There were two films released in 1960 which courted controversy for their psychological thrills and a journey into the mind of a psychopathic murderer. One become a storming critical and commercial success, while the other was viciously torn apart by critics because of its content and sunk without a trace for almost a decade. Psycho made a household name of its director Alfred Hitchcock, while Peeping Tom killed the career of its director Michael Powell. The two films were released one month apart.

Mark Lewis (Karlheinz Bohm) is a member of a film crew and fills his free time photographing and recording daily events in his life. From modelling shoots to footage of couples kissing, he always carries his handheld camera with him. One night Mark follows a prostitute to her flat and while filming brutally murders her. The following day he records footage of the police investigating the scene of the crime. When he returns home, he meets his downstairs neighbour Helen, who is celebrating her 21st birthday. Initially reluctant to socialise, he and Helen become close friends and Mark begins to show her his collection of films, notably ones of him, filmed by his father, an expert in recording fear in other people. As the police investigation continues apace, Mark is torn between his voyeuristic tendencies and the new relationship in his life.

To talk about Peeping Tom is to talk about Psycho, the two films are historically, thematically and stylistically linked. Much like Rear Window two years previously Peeping Tom explores the fetishistic view of film-making, taking the audience into the film itself and presenting the created reality in a first-person style. From the opening scene, the audience a placed within the camera, following the action as the protagonist sees it, while the whole time the soon to be familiar clicking of the reel of film rotating accompanies the unfolding violence. Like a lot of Hitchcock’s work, the actual violence is suggestive rather than visual, which heightens the suspense and tension. The fact that there is only one scene to feature blood is astounding and it shows just how neatly directed and expertly edited Peeping Tom is.
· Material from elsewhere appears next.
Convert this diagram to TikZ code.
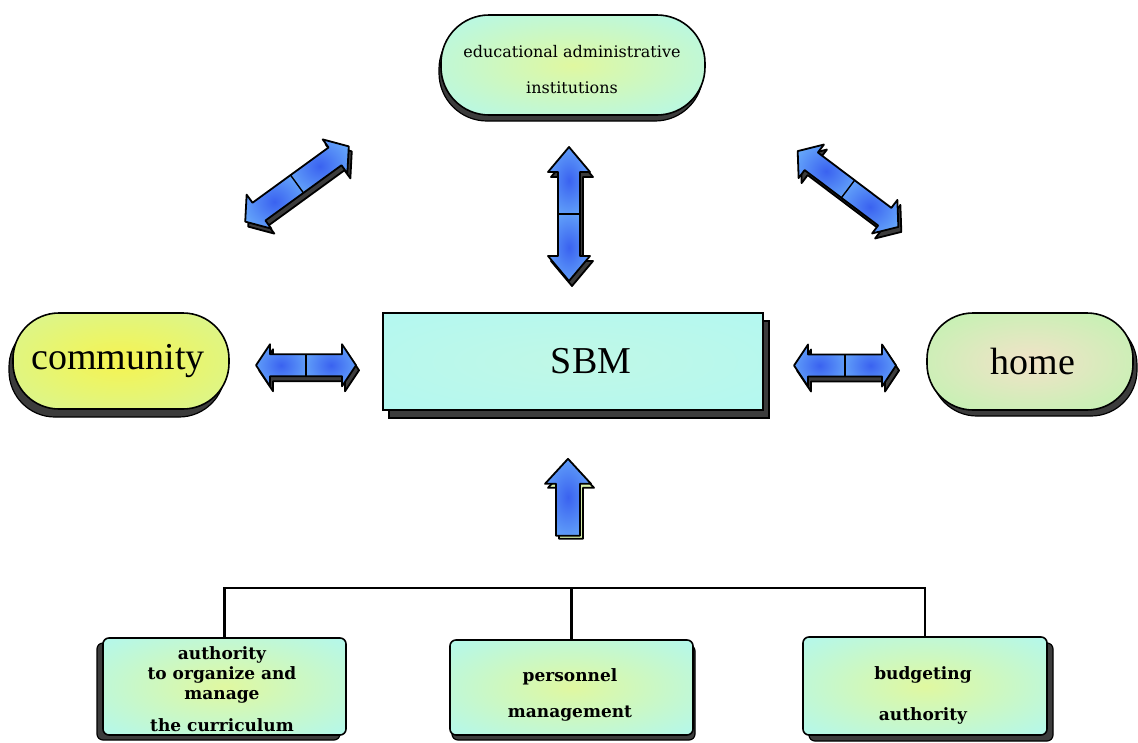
\documentclass[tikz,border=0pt]{standalone}
\usepackage{fontspec}
\setmainfont{Liberation Serif}
\newfontfamily\smallf{DejaVu Serif}
\usetikzlibrary{calc,shadows}
\definecolor{cyanout}{HTML}{B0F8F2}
\definecolor{yelgrn}{HTML}{E0F8A0}
\definecolor{commin}{HTML}{F6F450}
\definecolor{commout}{HTML}{D2F6A0}
\definecolor{homein}{HTML}{F2E2C8}
\definecolor{homeout}{HTML}{BEF4B0}
\definecolor{sbmin}{HTML}{C0F8E6}
\definecolor{sbmout}{HTML}{B2F8F2}
\definecolor{bluein}{HTML}{3A62F0}
\definecolor{blueout}{HTML}{7CCAFF}
\definecolor{shadowgray}{HTML}{3C3C3C}
\definecolor{upshadow}{HTML}{D8F0A8}
\pgfdeclareradialshading{padrad}{\pgfpoint{0bp}{0bp}}{color(0bp)=(yelgrn); color(38bp)=(cyanout); color(100bp)=(cyanout)}
\pgfdeclareradialshading{commrad}{\pgfpoint{0bp}{0bp}}{color(0bp)=(commin); color(42bp)=(commout); color(100bp)=(commout)}
\pgfdeclareradialshading{homerad}{\pgfpoint{0bp}{0bp}}{color(0bp)=(homein); color(36bp)=(homeout); color(100bp)=(homeout)}
\pgfdeclareradialshading{sbmrad}{\pgfpoint{0bp}{0bp}}{color(0bp)=(sbmin); color(40bp)=(sbmout); color(100bp)=(sbmout)}
\pgfdeclareradialshading{bluerad}{\pgfpoint{0bp}{0bp}}{color(0bp)=(bluein); color(45bp)=(blueout); color(100bp)=(blueout)}
\tikzset{
  box/.style={draw=black, line width=1.6pt, inner sep=0pt, shade},
  sh/.style 2 args={drop shadow={shadow xshift=#1pt, shadow yshift=#2pt, fill=shadowgray, draw=black, line width=1.2pt, opacity=1}},
  bigtxt/.style={font=\fontsize{38}{40}\selectfont},
  smalltxt/.style={font=\smallf\fontsize{16}{18}\selectfont, align=center},
  boldtxt/.style={font=\smallf\bfseries\fontsize{17}{20}\selectfont, align=center},
  tree/.style={draw=black, line width=2.4pt},
  arrline/.style={draw=black, line width=1.8pt, line join=round},
}
\newcommand\dblarrowat[4]{%
  \begin{scope}[shift={#1}, xshift=3pt, yshift=-5pt, rotate=#2]
    \filldraw[fill=shadowgray, arrline] (-#3,0) -- (-#3+#4,-21) -- (-#3+#4,-11) -- (#3-#4,-11) -- (#3-#4,-21) -- (#3,0) -- (#3-#4,21) -- (#3-#4,11) -- (-#3+#4,11) -- (-#3+#4,21) -- cycle;
  \end{scope}
  \begin{scope}[shift={#1}, rotate=#2]
    \shade[shading=bluerad] (-#3,0) -- (-#3+#4,-21) -- (-#3+#4,-11) -- (0,-11) -- (0,11) -- (-#3+#4,11) -- (-#3+#4,21) -- cycle;
    \shade[shading=bluerad] (#3,0) -- (#3-#4,-21) -- (#3-#4,-11) -- (0,-11) -- (0,11) -- (#3-#4,11) -- (#3-#4,21) -- cycle;
    \draw[arrline] (-#3,0) -- (-#3+#4,-21) -- (-#3+#4,-11) -- (#3-#4,-11) -- (#3-#4,-21) -- (#3,0) -- (#3-#4,21) -- (#3-#4,11) -- (-#3+#4,11) -- (-#3+#4,21) -- cycle;
    \draw[line width=1.4pt] (0,-11) -- (0,11);
  \end{scope}}
\begin{document}
\begin{tikzpicture}[x=1pt,y=-1pt]
\useasboundingbox[fill=white] (0,0) rectangle (1138,742);
% main shapes
\node[box, sh={-2}{-6}, shading=padrad, rounded corners=48pt, minimum width=264pt, minimum height=100pt] (top) at (573,65) {};
\node[box, sh={-4}{-8}, shading=commrad, rounded corners=46pt, minimum width=216pt, minimum height=96pt] (comm) at (121,361) {};
\node[box, sh={4}{-6}, shading=homerad, rounded corners=46pt, minimum width=206pt, minimum height=97pt] (home) at (1030,361.5) {};
\node[box, sh={6}{-8}, shading=sbmrad, minimum width=380pt, minimum height=97pt] (sbm) at (573,361.5) {};
\node[box, sh={-6}{-5}, shading=padrad, rounded corners=6pt, minimum width=243pt, minimum height=97pt] (bl) at (224.5,686.5) {};
\node[box, sh={2}{-5}, shading=padrad, rounded corners=6pt, minimum width=243pt, minimum height=95pt] (bm) at (571.5,687.5) {};
\node[box, sh={6}{-6}, shading=padrad, rounded corners=6pt, minimum width=244pt, minimum height=98pt] (br) at (925,686) {};
% texts
\node[smalltxt] (toptxt) at (572,70) {educational administrative\\[18pt]institutions};
\node[bigtxt] (commtxt) at (118,361) {community};
\node[bigtxt] (sbmtxt) at (591,361) {SBM};
\node[bigtxt] (hometxt) at (1033,361) {home};
\node[boldtxt] (bltxt) at (222,689) {authority\\to organize and\\manage\\[12pt]the curriculum};
\node[boldtxt] (bmtxt) at (570,695) {personnel\\[16pt]management};
\node[boldtxt] (brtxt) at (923,695.5) {budgeting\\[21pt]authority};
% tree
\coordinate (bar) at (572,588);
\draw[tree] (bl.north) -- (bl.north |- bar) -- (br.north |- bar) -- (br.north);
\draw[tree] (bm.north |- bar) -- (bm.north);
% block arrows
\dblarrowat{($(comm.east)!0.5!(sbm.west)+(0,4)$)}{0}{50}{14}
\dblarrowat{($(sbm.east)!0.5!(home.west)+(0,4)$)}{0}{51}{14}
\dblarrowat{($(top.south)!0.5!(sbm.north)+(-4,0)$)}{90}{67}{25}
\dblarrowat{(297,184)}{36}{64}{17}
\dblarrowat{(848,189)}{-37}{63}{17}
% single up arrow
\coordinate (upc) at ($(sbm.south)+(-5,0)$);
\filldraw[fill=upshadow, arrline] ($(upc)+(3,52)$) -- ($(upc)+(26,77)$) -- ($(upc)+(15,77)$) -- ($(upc)+(15,128)$) -- ($(upc)+(-9,128)$) -- ($(upc)+(-9,77)$) -- ($(upc)+(-20,77)$) -- cycle;
\shade[shading=bluerad] ($(upc)+(0,48)$) -- ($(upc)+(23,73)$) -- ($(upc)+(12,73)$) -- ($(upc)+(12,125)$) -- ($(upc)+(-12,125)$) -- ($(upc)+(-12,73)$) -- ($(upc)+(-23,73)$) -- cycle;
\draw[arrline] ($(upc)+(0,48)$) -- ($(upc)+(23,73)$) -- ($(upc)+(12,73)$) -- ($(upc)+(12,125)$) -- ($(upc)+(-12,125)$) -- ($(upc)+(-12,73)$) -- ($(upc)+(-23,73)$) -- cycle;
\end{tikzpicture}
\end{document}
The cinematography is slick and the colour pallet rich and overtly stylistic. Nobody lives in the world in which the film is set, full of deep reds and cold blues, yet within context this vision of early 1960s London falls within the pastiches that would follow in decades to come. Bohm’s central performance is every bit as deranged, normal, happy and confused as Anthony Perkins Norman Bates, and much like his kindred spirit uncomfortably invokes the sympathy of the viewer because of his up-bringing and his attempts to change. It’s easy to see why post-war critics didn’t like the atmosphere and characterisation, and also why young film-makers in the 1970s like Martin Scorsese fell in love with Peeping Tom and he even cited it during the release of his Oscar-winning family film Hugo.

Released exactly one month before the Hitchcock classic, Peeping Tom gave a press showing for selected critics. Due to the controversial nature of the film, and Powell’s incredible ability to create tension from the most innocuous scenes, they slated it, causing Powell to quit directing in the UK and Peeping Tom disappeared within days. Learning from this mistake, Hitchcock did not press screen Psycho and it became one of the most iconic and popular horror thrillers of all time. Yet when compared restrospectively, Peeping Tom is every bit as well made and constructed as its peer and deserves more notoriety than it currently possess’.